Kiltoraght Church (in ruins), Knockroe, Co. Clare
Co. Clare |
Churches & Chapels
What makes this site quietly unsettling is not what has been lost to time, but what was deliberately taken away.
A parish church recorded as 'ruyned' as early as 1615 was not simply left to return to the earth; around 1900, the local authority systematically removed whatever fabric remained standing. The result, on a south-west-facing slope of coarse pasture just south of a public road near Knockroe in County Clare, is a site that registers today as little more than a slight thickening of the ground.
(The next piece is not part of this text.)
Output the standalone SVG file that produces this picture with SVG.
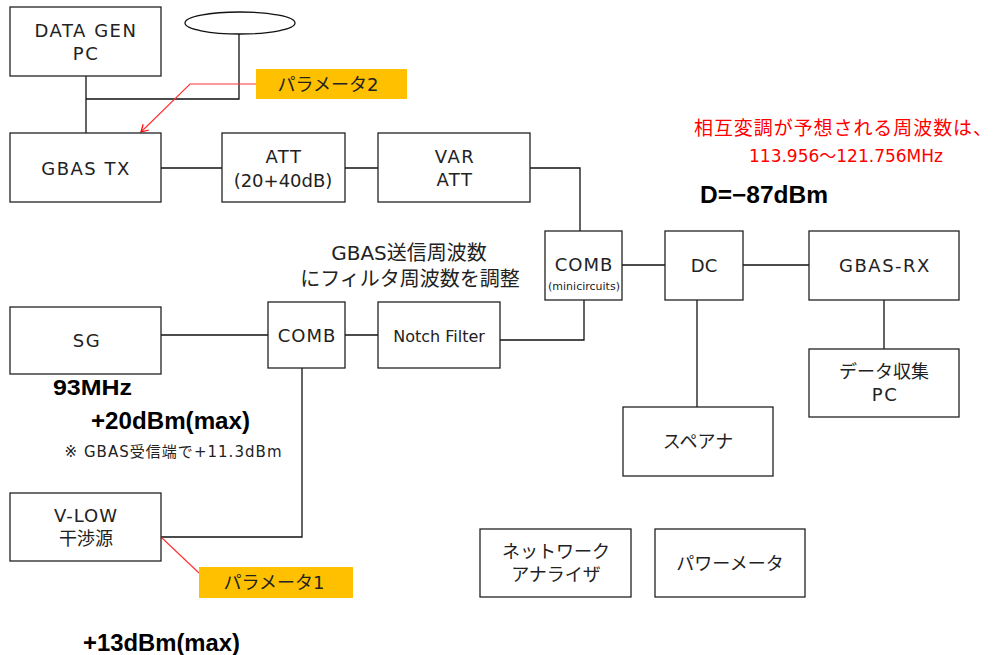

The antiquary Thomas Johnson Westropp, writing between 1900 and 1902, noted the church under its local name 'Kiltorachtagh' and identified it as a parish church, placing it within the wider network of early ecclesiastical sites that once served the rural communities of Clare. By then, the clearance was already under way or recently completed. What Westropp and later researchers were left to work with, and what is still visible on the ground, amounts to the grassed-over foundations of a rectangular building roughly fourteen metres long and five and a half metres wide, with stone and earthen banks rising only about twenty centimetres above the surrounding pasture. An internal wall divides the structure, creating a smaller room at the north-west end, and a narrow gap in the south-east side is thought to mark the original doorway. A scatter of grassed-over rubble to the north-east may be the residue of an associated structure. The site appeared under its current name on Ordnance Survey six-inch maps from at least 1840, and again on the 1916 edition, by which point the church had been a ruin, in one form or another, for the better part of three centuries.
The foundations sit immediately south of a public road and are visible as low, turf-covered banks in the pasture. The internal subdivision and the possible door gap in the south-east wall are the most legible features on the ground, though all of them require a slow, attentive look to read clearly against the surrounding grass.